Logan McBride,”Place, Space, and Race in the Making of Mass Incarceration: The Racial Geography of New York State Prisons, 1960s-1990s”

Professor Logan McBride’s grant will allow her to create an interactive exhibition of her research that helps students, activists, and others to better understand the ways in which the spatial organization of prisons in that period worked to solidify Black criminality in the American imagination. Dr. McBride hopes to kickstart a public conversation around justice through empathetic portrayal of those involved. 

Macaulay Office of Student Development and the Macaulay Diversity Initiative

Macaulay’s student development team will use the grant to increase outreach and access to students of Black and Latinx origins at Macaulay, while exploring and celebrating these cultures at the college. The grant will also lend support to an important student campus group, the Macaulay Diversity Initiative, who have traditionally been a catalyst of timely and relevant issues that Black and Latinx undergraduates face. 

The awards cover the term of September 1, 2022 to June 30, 2023.

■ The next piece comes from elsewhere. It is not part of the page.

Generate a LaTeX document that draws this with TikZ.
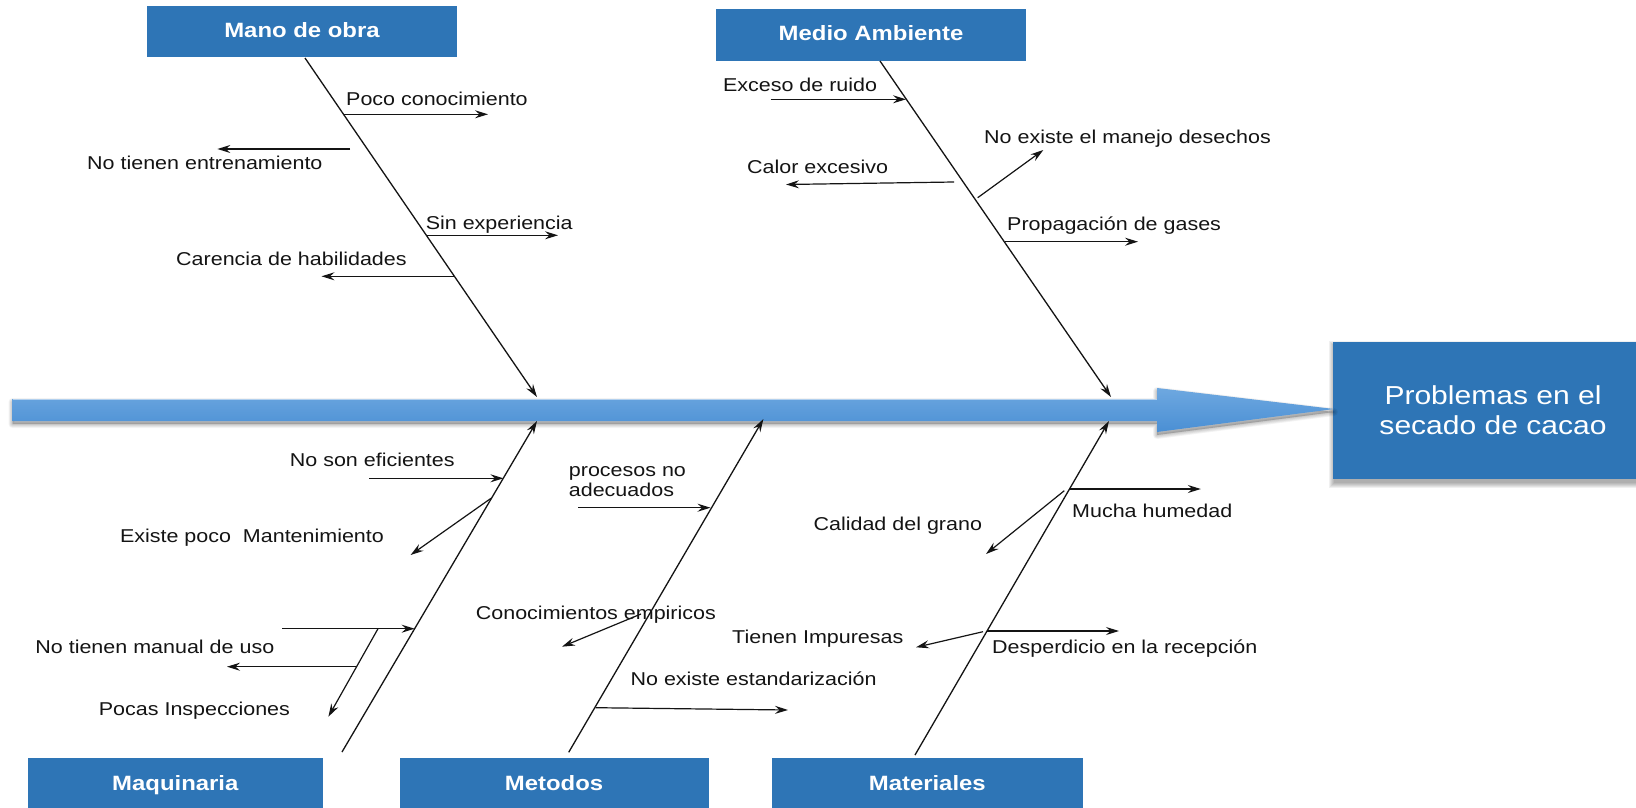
\documentclass[tikz,border=0pt]{standalone}
\usepackage{fontspec}
\setmainfont{Liberation Sans}[FakeStretch=1.155]
\usetikzlibrary{arrows.meta,calc}
\definecolor{boxblue}{RGB}{46,117,182}
\definecolor{spinetop}{RGB}{110,168,224}
\definecolor{spinebot}{RGB}{74,143,212}
\definecolor{ink}{RGB}{20,20,20}
\begin{document}
\begin{tikzpicture}[x=1pt,y=-1pt,
  catbox/.style={fill=boxblue, text=white, inner sep=0pt,
    font=\fontsize{20.7}{24}\selectfont\bfseries, text height=15pt, text depth=4.3pt},
  effbox/.style={fill=boxblue, text=white, inner sep=0pt, align=center,
    font=\fontsize{26}{30}\selectfont},
  lbl/.style={anchor=base west, inner sep=0pt, text=ink, font=\fontsize{18.6}{22}\selectfont},
  tip/.style={-{Stealth[length=13pt,width=8pt,inset=4.5pt]}},
  bone/.style={draw=ink, line width=1.3pt, tip},
  subarrow/.style={draw=ink, line width=1.2pt, tip},
  plainline/.style={draw=ink, line width=1.2pt}
]
\useasboundingbox (0,0) rectangle (1636,808);
\fill[white] (0,0) rectangle (1636,808);

% ---------- effect box shadow + box ----------
\foreach \s in {0,1,...,5}{
  \fill[black,opacity=0.06] (1334-\s,346-\s) rectangle (1660+\s,483+\s);
}
\node[effbox, minimum width=320pt, minimum height=137pt] (effect) at (1493,410.5)
  {Problemas en el\\secado de cacao};

% ---------- spine ----------
\def\spinepathA{(12.5,399) -- (1157,399) -- (1157,388) -- (1334,409) -- (1157,432) -- (1157,421) -- (12.5,421) -- cycle}
\foreach \s in {1,2,...,5}{
  \begin{scope}[yshift=-3pt]
    \path[fill=black, draw=black, line width=\s*1.6pt, line join=round, opacity=0.045] \spinepathA;
  \end{scope}
}
\shade[top color=spinetop, bottom color=spinebot] \spinepathA;
\draw[white, opacity=0.5, line width=0.8pt] (12.5,399.5) -- (1157,399.5);
\coordinate (spineL) at (12.5,410);
\coordinate (spineR) at (1334,409);

% ---------- category boxes ----------
\node[catbox, minimum width=310pt, minimum height=51.5pt] (mano) at (302,31.75) {Mano de obra};
\node[catbox, minimum width=310pt, minimum height=52pt] (medio) at (871,35) {Medio Ambiente};
\node[catbox, minimum width=294.6pt, minimum height=55pt] (maq) at (175.3,785.5) {Maquinaria};
\node[catbox, minimum width=309pt, minimum height=55pt] (met) at (554,785.5) {Metodos};
\node[catbox, minimum width=310.6pt, minimum height=55pt] (mat) at (927.3,785.5) {Materiales};

% ---------- Mano de obra ----------
\coordinate (manoA) at (305,58);
\coordinate (manoB) at (537,397);
\draw[bone] (manoA) -- (manoB);
\coordinate (m1a) at (343.5,114.3); \coordinate (m1b) at (488,114.3);
\draw[subarrow] (m1a) -- (m1b);
\node[lbl] (m1t) at (346,106) {Poco conocimiento};
\coordinate (m2a) at (350,149); \coordinate (m2b) at (217.4,149);
\draw[subarrow] (m2a) -- (m2b);
\node[lbl] (m2t) at (87,169) {No tienen entrenamiento};
\coordinate (m3a) at (426.5,235.3); \coordinate (m3b) at (558,235.3);
\draw[subarrow] (m3a) -- (m3b);
\node[lbl] (m3t) at (425.6,229) {Sin experiencia};
\coordinate (m4a) at (453.5,276.3); \coordinate (m4b) at (321.5,276.3);
\draw[subarrow] (m4a) -- (m4b);
\node[lbl] (m4t) at (176,265) {Carencia de habilidades};

% ---------- Medio Ambiente ----------
\coordinate (medA) at (880,61);
\coordinate (medB) at (1111,397);
\draw[bone] (medA) -- (medB);
\coordinate (e1a) at (770.5,99.3); \coordinate (e1b) at (906,99.3);
\draw[subarrow] (e1a) -- (e1b);
\node[lbl] (e1t) at (722.8,91.7) {Exceso de ruido};
\coordinate (e2a) at (977.7,197.7); \coordinate (e2b) at (1043.3,150);
\draw[subarrow] (e2a) -- (e2b);
\node[lbl] (e2t) at (984,143.3) {No existe el manejo desechos};
\coordinate (e3a) at (954,182); \coordinate (e3b) at (786,184.5);
\draw[subarrow] (e3a) -- (e3b);
\node[lbl] (e3t) at (747,173) {Calor excesivo};
\coordinate (e4a) at (1005,241.7); \coordinate (e4b) at (1138,241.7);
\draw[subarrow] (e4a) -- (e4b);
\node[lbl] (e4t) at (1007,230.7) {Propagación de gases};

% ---------- Maquinaria ----------
\coordinate (maqA) at (342,752);
\coordinate (maqB) at (537,421);
\draw[bone] (maqA) -- (maqB);
\coordinate (q1a) at (369.3,478.3); \coordinate (q1b) at (503.4,478.3);
\draw[subarrow] (q1a) -- (q1b);
\node[lbl] (q1t) at (289.7,466.7) {No son eficientes};
\coordinate (q2a) at (491,498.3); \coordinate (q2b) at (410.6,555);
\draw[subarrow] (q2a) -- (q2b);
\node[lbl] (q2t) at (119.8,542.7) {Existe poco~ Mantenimiento};
\coordinate (q3a) at (282,628.7); \coordinate (q3b) at (414.6,628.7);
\draw[subarrow] (q3a) -- (q3b);
\node[lbl] (q3t) at (35.2,653.3) {No tienen manual de uso};
\coordinate (q4a) at (378,628.7); \coordinate (q4b) at (328.4,716.7);
\draw[subarrow] (q4a) -- (q4b);
\coordinate (q5a) at (357,666.7); \coordinate (q5b) at (227,666.7);
\draw[subarrow] (q5a) -- (q5b);
\node[lbl] (q4t) at (98.7,715) {Pocas Inspecciones};

% ---------- Metodos ----------
\coordinate (metA) at (568.7,752.3);
\coordinate (metB) at (763.4,419);
\draw[bone] (metA) -- (metB);
\coordinate (t1a) at (578,507.7); \coordinate (t1b) at (710.5,507.7);
\draw[subarrow] (t1a) -- (t1b);
\node[lbl] (t1t) at (568.7,476) {procesos no};
\node[lbl] (t1u) at (568.7,496.7) {adecuados};
\coordinate (t2a) at (641,614); \coordinate (t2b) at (562,646.7);
\node[lbl] (t2t) at (475.7,619) {Conocimientos empiricos};
\draw[subarrow] (t2a) -- (t2b);
\coordinate (t3a) at (595.5,707.7); \coordinate (t3b) at (788,710);
\draw[subarrow] (t3a) -- (t3b);
\node[lbl] (t3t) at (630.4,685) {No existe estandarización};

% ---------- Materiales ----------
\coordinate (matA) at (915,755);
\coordinate (matB) at (1109,421);
\draw[bone] (matA) -- (matB);
\coordinate (r1a) at (1069,489); \coordinate (r1b) at (1200.8,489);
\draw[subarrow] (r1a) -- (r1b);
\node[lbl] (r1t) at (1072,517.3) {Mucha humedad};
\coordinate (r2a) at (1064.3,490.7); \coordinate (r2b) at (986,554);
\draw[subarrow] (r2a) -- (r2b);
\node[lbl] (r2t) at (813.4,530) {Calidad del grano};
\coordinate (r3a) at (986.6,631); \coordinate (r3b) at (1119,631);
\draw[subarrow] (r3a) -- (r3b);
\node[lbl] (r3t) at (992,653.3) {Desperdicio en la recepción};
\coordinate (r4a) at (983,631.7); \coordinate (r4b) at (916,647.3);
\draw[subarrow] (r4a) -- (r4b);
\node[lbl] (r4t) at (732,643.3) {Tienen Impuresas};
\end{tikzpicture}
\end{document}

About BRESI: In March 2022, the CUNY Chancellor established a Black, Race and Ethnic Studies Initiative Council as a formal University-wide body. The Council’s first focus has been forging a University-wide community that will, for the first time, bring together the many faculty and students, centers and institutes engaged in the study of race and ethnicity throughout our system. A key aspect of this community-building – and an essential driver of the initiative itself – is the awarding of competitive grants totaling a currently estimated $1.9 million to CUNY faculty, students, staff and entities to seed promising work advancing BRESI’s mission.